Reproduce exactly, and nothing else, the lines from the one that contains "Rebuild this chart" through the one that contains "x = list(range(len(months)))". Leave the pictures out.

Material provided
▬▬▬▬▬▬

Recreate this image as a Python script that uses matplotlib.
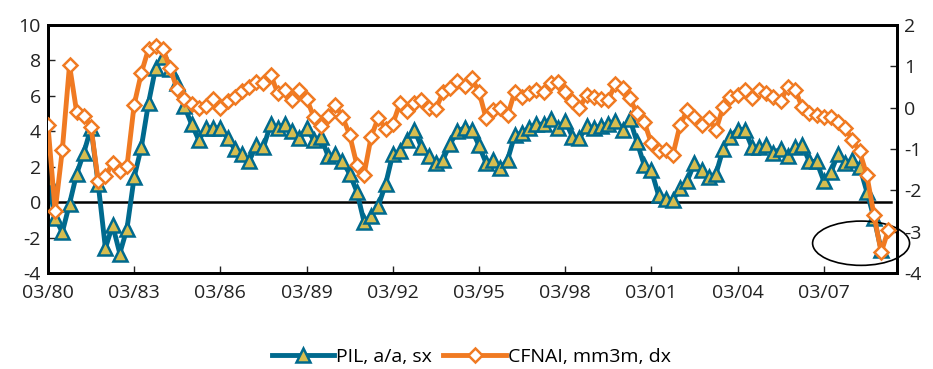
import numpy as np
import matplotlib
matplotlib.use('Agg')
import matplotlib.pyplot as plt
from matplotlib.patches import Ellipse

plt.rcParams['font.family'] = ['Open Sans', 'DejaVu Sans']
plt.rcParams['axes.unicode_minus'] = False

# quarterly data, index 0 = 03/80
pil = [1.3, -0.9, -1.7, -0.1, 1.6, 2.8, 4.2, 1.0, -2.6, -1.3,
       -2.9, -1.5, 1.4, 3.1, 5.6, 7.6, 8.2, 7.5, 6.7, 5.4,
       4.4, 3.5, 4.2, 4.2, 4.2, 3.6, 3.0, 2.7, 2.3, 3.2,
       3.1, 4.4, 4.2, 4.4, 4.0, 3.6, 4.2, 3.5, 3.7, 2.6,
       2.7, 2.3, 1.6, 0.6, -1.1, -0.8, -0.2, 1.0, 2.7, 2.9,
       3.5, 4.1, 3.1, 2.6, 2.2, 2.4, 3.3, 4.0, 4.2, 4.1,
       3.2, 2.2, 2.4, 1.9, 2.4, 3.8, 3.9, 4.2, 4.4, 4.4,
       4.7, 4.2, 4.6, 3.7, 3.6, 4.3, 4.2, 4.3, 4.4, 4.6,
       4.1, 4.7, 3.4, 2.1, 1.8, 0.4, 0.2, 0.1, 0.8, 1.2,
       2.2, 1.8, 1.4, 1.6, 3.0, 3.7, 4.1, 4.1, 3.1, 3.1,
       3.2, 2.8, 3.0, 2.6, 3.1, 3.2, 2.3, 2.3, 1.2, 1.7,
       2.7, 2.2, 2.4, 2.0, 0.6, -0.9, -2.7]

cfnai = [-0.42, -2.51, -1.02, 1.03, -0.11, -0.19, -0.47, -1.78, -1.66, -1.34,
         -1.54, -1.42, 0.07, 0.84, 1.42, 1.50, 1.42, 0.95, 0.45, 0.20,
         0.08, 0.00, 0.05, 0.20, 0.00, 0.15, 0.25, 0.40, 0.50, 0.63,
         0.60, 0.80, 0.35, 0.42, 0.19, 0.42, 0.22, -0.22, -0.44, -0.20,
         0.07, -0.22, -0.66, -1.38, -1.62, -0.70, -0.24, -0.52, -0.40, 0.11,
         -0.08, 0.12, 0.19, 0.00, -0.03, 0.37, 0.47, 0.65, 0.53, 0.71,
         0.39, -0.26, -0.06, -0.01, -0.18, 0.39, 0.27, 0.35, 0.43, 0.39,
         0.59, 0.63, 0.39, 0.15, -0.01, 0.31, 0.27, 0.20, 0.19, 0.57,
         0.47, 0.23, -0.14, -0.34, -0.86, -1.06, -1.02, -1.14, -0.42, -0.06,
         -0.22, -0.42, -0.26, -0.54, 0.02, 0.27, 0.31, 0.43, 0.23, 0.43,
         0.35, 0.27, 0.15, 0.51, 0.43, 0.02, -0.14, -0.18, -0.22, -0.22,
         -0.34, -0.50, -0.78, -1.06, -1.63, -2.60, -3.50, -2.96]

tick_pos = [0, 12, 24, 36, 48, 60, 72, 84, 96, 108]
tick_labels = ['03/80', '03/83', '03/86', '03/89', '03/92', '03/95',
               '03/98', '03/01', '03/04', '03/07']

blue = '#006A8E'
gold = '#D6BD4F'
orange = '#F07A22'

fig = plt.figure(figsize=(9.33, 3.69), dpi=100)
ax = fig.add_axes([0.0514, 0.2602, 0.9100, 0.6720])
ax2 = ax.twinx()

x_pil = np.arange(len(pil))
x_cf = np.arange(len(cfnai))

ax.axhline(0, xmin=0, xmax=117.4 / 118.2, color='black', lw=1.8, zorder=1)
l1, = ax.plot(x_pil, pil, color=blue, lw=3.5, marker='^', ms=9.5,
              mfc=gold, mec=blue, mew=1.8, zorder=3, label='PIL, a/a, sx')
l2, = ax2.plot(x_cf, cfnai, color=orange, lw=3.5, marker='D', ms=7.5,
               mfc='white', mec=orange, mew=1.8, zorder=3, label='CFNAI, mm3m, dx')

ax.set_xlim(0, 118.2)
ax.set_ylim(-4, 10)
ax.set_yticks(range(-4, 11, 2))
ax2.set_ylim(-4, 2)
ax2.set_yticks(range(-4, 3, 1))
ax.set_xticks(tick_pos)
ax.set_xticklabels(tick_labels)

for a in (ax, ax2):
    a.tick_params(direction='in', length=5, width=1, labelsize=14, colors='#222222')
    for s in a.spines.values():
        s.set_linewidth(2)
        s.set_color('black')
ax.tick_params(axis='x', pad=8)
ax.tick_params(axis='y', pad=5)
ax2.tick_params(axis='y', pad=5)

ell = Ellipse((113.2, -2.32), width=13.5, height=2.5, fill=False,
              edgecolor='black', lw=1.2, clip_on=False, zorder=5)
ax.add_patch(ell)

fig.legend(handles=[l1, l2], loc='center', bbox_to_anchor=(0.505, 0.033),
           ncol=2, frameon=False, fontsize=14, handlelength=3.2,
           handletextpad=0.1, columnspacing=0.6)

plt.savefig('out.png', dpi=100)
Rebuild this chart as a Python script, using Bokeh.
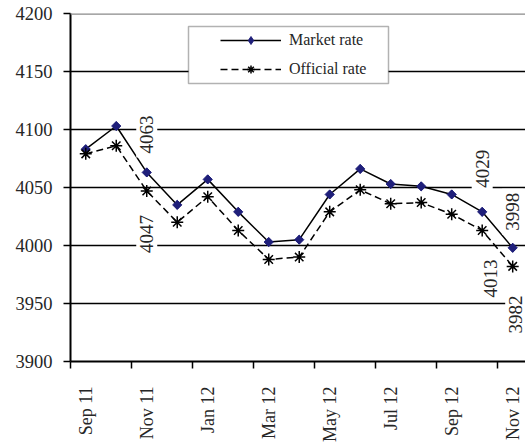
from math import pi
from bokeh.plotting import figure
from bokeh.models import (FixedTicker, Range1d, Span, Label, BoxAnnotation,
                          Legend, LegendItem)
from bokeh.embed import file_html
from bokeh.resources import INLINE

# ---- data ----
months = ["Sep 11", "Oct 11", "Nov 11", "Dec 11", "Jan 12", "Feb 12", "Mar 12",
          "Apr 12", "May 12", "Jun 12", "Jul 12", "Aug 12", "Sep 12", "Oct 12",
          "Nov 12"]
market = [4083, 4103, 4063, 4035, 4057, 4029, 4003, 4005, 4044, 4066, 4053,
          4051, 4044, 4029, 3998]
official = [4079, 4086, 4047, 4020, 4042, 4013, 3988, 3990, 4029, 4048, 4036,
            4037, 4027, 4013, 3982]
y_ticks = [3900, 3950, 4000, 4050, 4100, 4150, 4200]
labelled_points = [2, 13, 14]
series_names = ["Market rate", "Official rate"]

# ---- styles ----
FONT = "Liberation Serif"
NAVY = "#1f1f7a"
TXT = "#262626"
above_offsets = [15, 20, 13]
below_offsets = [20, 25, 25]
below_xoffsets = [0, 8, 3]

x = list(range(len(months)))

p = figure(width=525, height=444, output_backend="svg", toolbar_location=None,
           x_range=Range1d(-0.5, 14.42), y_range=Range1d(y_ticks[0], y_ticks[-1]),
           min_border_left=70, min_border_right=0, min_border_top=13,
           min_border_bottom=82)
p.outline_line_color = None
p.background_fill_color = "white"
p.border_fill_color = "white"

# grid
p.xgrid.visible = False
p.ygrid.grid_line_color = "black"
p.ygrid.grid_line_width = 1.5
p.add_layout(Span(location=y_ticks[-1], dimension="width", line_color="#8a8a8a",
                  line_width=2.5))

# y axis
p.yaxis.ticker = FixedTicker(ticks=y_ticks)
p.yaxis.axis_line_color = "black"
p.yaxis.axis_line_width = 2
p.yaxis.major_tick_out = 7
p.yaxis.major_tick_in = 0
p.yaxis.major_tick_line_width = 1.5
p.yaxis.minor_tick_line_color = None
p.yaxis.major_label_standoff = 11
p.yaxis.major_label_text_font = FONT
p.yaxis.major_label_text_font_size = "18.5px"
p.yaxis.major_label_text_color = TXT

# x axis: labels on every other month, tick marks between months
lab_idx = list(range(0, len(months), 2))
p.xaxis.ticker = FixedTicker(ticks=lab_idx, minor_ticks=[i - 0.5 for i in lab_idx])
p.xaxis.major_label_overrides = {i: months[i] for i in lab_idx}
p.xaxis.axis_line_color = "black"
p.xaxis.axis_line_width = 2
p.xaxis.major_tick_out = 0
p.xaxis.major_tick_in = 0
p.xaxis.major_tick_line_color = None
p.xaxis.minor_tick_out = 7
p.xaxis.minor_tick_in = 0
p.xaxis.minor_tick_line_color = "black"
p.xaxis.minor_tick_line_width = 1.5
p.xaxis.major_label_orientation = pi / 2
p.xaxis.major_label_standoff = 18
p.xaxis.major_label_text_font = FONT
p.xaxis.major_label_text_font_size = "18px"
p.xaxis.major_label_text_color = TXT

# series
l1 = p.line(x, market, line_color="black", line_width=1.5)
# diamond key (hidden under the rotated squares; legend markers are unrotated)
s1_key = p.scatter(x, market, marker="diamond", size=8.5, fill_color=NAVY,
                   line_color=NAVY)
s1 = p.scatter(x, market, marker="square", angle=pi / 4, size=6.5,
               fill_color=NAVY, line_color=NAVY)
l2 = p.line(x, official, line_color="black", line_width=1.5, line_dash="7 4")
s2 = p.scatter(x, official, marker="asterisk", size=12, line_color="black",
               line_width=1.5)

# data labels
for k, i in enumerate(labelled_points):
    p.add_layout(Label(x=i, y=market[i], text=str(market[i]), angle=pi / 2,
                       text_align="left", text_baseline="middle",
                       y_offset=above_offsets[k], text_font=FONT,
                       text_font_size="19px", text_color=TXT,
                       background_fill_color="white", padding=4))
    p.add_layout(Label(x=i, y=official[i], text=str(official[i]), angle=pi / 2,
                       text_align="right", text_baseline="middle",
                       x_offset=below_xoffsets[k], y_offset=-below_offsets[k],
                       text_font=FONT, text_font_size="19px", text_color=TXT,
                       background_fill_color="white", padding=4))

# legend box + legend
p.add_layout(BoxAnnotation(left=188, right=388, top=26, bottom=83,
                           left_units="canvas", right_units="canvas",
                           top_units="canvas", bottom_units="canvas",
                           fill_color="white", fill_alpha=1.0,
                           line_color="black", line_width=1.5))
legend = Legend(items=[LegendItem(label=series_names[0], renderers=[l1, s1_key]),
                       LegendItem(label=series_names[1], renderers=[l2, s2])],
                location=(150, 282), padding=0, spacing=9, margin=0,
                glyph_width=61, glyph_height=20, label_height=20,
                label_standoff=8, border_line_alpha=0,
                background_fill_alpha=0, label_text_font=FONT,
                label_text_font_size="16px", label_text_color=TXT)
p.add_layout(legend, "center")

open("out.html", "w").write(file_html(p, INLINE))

▬▬▬▬▬▬

Complete answer
Rebuild this chart as a Python script, using Bokeh.
from math import pi
from bokeh.plotting import figure
from bokeh.models import (FixedTicker, Range1d, Span, Label, BoxAnnotation,
                          Legend, LegendItem)
from bokeh.embed import file_html
from bokeh.resources import INLINE

# ---- data ----
months = ["Sep 11", "Oct 11", "Nov 11", "Dec 11", "Jan 12", "Feb 12", "Mar 12",
          "Apr 12", "May 12", "Jun 12", "Jul 12", "Aug 12", "Sep 12", "Oct 12",
          "Nov 12"]
market = [4083, 4103, 4063, 4035, 4057, 4029, 4003, 4005, 4044, 4066, 4053,
          4051, 4044, 4029, 3998]
official = [4079, 4086, 4047, 4020, 4042, 4013, 3988, 3990, 4029, 4048, 4036,
            4037, 4027, 4013, 3982]
y_ticks = [3900, 3950, 4000, 4050, 4100, 4150, 4200]
labelled_points = [2, 13, 14]
series_names = ["Market rate", "Official rate"]

# ---- styles ----
FONT = "Liberation Serif"
NAVY = "#1f1f7a"
TXT = "#262626"
above_offsets = [15, 20, 13]
below_offsets = [20, 25, 25]
below_xoffsets = [0, 8, 3]

x = list(range(len(months)))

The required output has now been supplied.